▶ **Stated problem**: Copy out exactly the lines from the one holding "Recreate this image" through the one holding "const y = d3.scaleLinear().domain([0, 1]).range([537, 108]);", ends included; omit images.

▶ **Data records**:

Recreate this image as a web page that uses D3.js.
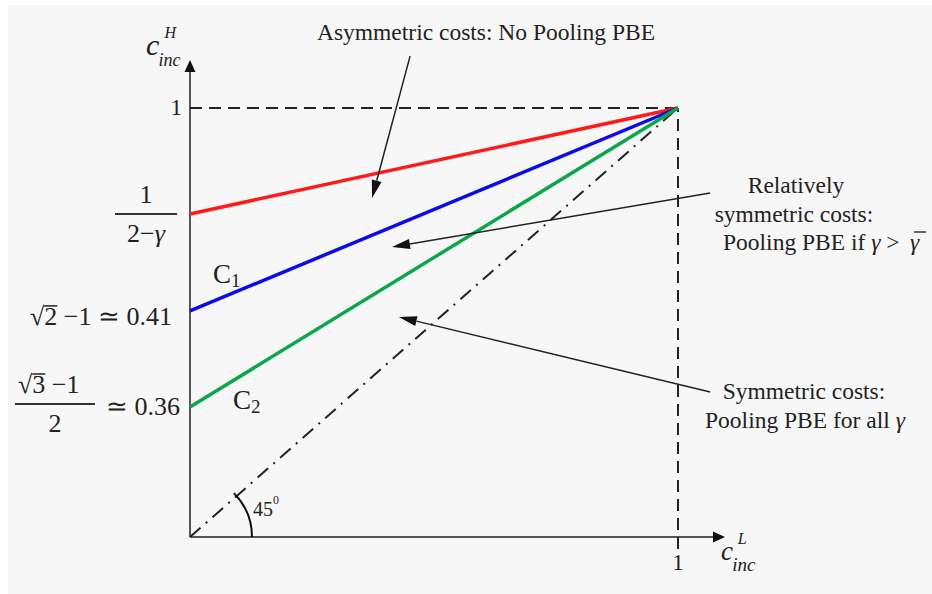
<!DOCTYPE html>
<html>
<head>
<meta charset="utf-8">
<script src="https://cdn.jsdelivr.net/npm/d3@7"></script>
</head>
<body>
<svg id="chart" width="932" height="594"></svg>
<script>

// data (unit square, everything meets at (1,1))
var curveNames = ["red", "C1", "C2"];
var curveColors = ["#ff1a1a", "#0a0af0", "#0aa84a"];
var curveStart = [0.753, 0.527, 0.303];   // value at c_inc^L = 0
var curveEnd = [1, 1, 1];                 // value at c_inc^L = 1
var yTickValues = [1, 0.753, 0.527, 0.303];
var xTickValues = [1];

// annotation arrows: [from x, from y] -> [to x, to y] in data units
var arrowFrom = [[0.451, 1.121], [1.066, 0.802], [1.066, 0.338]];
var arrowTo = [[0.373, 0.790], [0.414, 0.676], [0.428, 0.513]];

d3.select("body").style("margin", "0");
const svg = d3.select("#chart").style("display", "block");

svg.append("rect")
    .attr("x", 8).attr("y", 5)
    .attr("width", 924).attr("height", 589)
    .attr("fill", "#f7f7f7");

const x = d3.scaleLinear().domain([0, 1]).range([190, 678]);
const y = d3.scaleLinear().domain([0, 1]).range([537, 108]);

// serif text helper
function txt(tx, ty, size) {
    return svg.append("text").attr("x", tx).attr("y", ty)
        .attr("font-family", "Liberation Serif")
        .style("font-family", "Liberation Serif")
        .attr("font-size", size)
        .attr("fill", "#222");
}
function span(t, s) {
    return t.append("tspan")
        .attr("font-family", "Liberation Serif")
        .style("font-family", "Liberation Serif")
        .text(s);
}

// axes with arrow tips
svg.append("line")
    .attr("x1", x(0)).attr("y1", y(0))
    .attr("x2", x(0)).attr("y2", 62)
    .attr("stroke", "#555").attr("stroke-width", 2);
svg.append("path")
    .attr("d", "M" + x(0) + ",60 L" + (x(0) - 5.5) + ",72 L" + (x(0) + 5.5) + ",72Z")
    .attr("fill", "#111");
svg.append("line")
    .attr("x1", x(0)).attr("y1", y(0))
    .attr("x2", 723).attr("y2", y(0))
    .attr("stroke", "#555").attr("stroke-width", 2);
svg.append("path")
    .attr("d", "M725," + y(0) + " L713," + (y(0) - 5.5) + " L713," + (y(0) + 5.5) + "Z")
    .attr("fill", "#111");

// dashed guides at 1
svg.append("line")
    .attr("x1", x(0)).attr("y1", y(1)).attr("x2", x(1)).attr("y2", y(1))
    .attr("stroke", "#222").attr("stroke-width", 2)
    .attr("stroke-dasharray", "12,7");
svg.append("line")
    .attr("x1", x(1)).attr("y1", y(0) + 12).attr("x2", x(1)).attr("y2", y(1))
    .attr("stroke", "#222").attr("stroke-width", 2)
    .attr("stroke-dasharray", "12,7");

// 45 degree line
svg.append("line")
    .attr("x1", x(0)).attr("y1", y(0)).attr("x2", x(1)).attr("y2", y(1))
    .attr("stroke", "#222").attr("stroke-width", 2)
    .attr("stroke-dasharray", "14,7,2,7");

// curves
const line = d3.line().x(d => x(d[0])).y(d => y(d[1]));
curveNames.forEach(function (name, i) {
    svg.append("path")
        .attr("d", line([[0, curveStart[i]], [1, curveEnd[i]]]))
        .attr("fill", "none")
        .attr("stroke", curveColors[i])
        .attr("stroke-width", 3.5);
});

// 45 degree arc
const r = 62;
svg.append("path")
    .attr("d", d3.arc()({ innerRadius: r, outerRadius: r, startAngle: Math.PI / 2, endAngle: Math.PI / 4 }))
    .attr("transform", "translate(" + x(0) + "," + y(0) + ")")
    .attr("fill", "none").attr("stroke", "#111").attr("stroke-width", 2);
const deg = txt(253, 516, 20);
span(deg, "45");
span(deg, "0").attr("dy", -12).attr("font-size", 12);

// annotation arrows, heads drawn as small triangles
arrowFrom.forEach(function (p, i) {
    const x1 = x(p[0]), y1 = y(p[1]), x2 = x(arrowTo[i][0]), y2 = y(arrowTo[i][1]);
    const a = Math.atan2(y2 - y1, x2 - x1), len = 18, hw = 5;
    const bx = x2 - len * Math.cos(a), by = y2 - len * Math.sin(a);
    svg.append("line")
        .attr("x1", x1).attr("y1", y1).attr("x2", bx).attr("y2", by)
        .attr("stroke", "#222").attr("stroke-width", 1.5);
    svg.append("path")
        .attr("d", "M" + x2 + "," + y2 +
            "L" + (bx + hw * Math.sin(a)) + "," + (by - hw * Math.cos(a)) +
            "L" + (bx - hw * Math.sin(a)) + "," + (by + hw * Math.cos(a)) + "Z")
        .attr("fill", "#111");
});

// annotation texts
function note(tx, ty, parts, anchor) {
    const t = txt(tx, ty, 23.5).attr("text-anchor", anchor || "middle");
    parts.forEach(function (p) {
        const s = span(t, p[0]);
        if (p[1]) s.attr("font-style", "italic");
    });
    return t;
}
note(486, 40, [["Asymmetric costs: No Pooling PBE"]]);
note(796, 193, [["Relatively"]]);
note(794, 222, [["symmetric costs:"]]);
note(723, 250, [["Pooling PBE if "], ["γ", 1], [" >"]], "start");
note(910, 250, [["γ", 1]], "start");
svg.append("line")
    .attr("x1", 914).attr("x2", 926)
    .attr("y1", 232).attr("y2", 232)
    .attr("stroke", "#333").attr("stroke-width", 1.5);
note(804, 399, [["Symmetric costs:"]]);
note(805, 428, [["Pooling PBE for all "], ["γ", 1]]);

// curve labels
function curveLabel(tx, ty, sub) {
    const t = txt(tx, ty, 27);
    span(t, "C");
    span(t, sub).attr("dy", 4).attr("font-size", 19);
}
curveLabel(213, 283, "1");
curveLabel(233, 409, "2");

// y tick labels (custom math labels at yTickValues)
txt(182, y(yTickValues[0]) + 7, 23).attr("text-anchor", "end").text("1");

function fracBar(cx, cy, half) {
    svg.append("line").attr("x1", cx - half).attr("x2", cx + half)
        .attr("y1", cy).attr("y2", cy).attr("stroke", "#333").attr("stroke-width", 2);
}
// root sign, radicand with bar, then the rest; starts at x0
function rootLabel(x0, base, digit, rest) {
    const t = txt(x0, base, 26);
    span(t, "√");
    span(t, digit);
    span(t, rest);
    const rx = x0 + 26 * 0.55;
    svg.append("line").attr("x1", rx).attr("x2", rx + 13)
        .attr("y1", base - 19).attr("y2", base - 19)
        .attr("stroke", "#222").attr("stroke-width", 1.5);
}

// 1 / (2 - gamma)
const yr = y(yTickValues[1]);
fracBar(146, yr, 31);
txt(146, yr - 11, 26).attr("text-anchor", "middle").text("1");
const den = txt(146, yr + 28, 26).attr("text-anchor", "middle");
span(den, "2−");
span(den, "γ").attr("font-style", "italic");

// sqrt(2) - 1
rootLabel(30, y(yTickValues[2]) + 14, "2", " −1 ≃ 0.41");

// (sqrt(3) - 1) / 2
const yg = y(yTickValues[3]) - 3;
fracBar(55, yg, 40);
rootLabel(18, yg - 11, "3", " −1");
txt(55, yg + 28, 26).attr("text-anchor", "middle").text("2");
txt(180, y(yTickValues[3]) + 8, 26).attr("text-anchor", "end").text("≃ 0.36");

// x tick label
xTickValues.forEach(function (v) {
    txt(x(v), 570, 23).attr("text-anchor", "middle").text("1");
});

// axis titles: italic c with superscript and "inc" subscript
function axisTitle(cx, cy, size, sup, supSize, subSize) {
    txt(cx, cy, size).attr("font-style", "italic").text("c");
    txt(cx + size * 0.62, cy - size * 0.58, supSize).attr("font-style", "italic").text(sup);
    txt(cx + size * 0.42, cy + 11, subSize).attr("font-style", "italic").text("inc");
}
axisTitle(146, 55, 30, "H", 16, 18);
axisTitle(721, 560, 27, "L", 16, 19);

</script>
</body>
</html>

---

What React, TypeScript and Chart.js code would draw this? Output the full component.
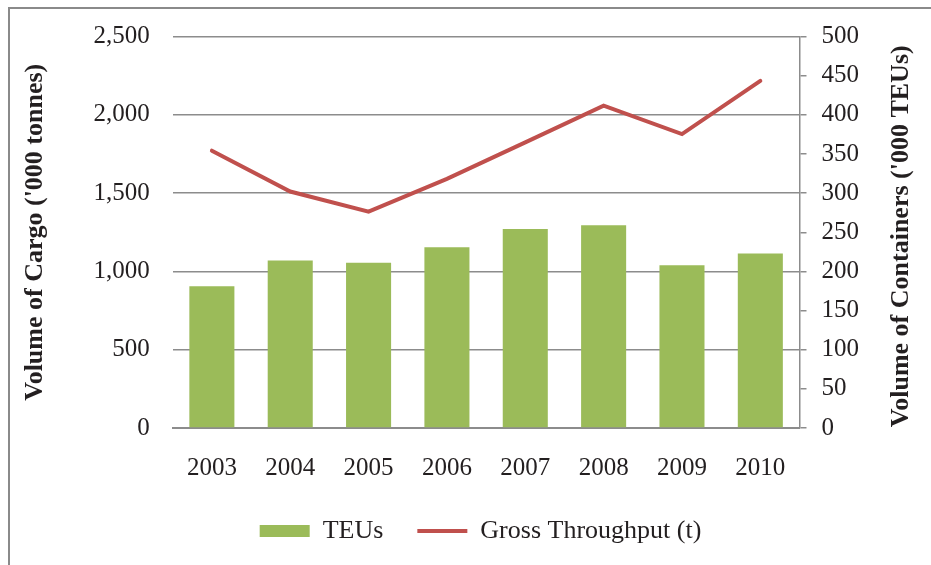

▶ **Written reply**:
Recreate this image as a web page that uses D3.js.
<!DOCTYPE html>
<html>
<head>
<meta charset="utf-8">
<script src="https://cdn.jsdelivr.net/npm/d3@7"></script>
</head>
<body>
<svg id="chart" width="932" height="594"></svg>
<script>

// data (unit square, everything meets at (1,1))
var curveNames = ["red", "C1", "C2"];
var curveColors = ["#ff1a1a", "#0a0af0", "#0aa84a"];
var curveStart = [0.753, 0.527, 0.303];   // value at c_inc^L = 0
var curveEnd = [1, 1, 1];                 // value at c_inc^L = 1
var yTickValues = [1, 0.753, 0.527, 0.303];
var xTickValues = [1];

// annotation arrows: [from x, from y] -> [to x, to y] in data units
var arrowFrom = [[0.451, 1.121], [1.066, 0.802], [1.066, 0.338]];
var arrowTo = [[0.373, 0.790], [0.414, 0.676], [0.428, 0.513]];

d3.select("body").style("margin", "0");
const svg = d3.select("#chart").style("display", "block");

svg.append("rect")
    .attr("x", 8).attr("y", 5)
    .attr("width", 924).attr("height", 589)
    .attr("fill", "#f7f7f7");

const x = d3.scaleLinear().domain([0, 1]).range([190, 678]);
const y = d3.scaleLinear().domain([0, 1]).range([537, 108]);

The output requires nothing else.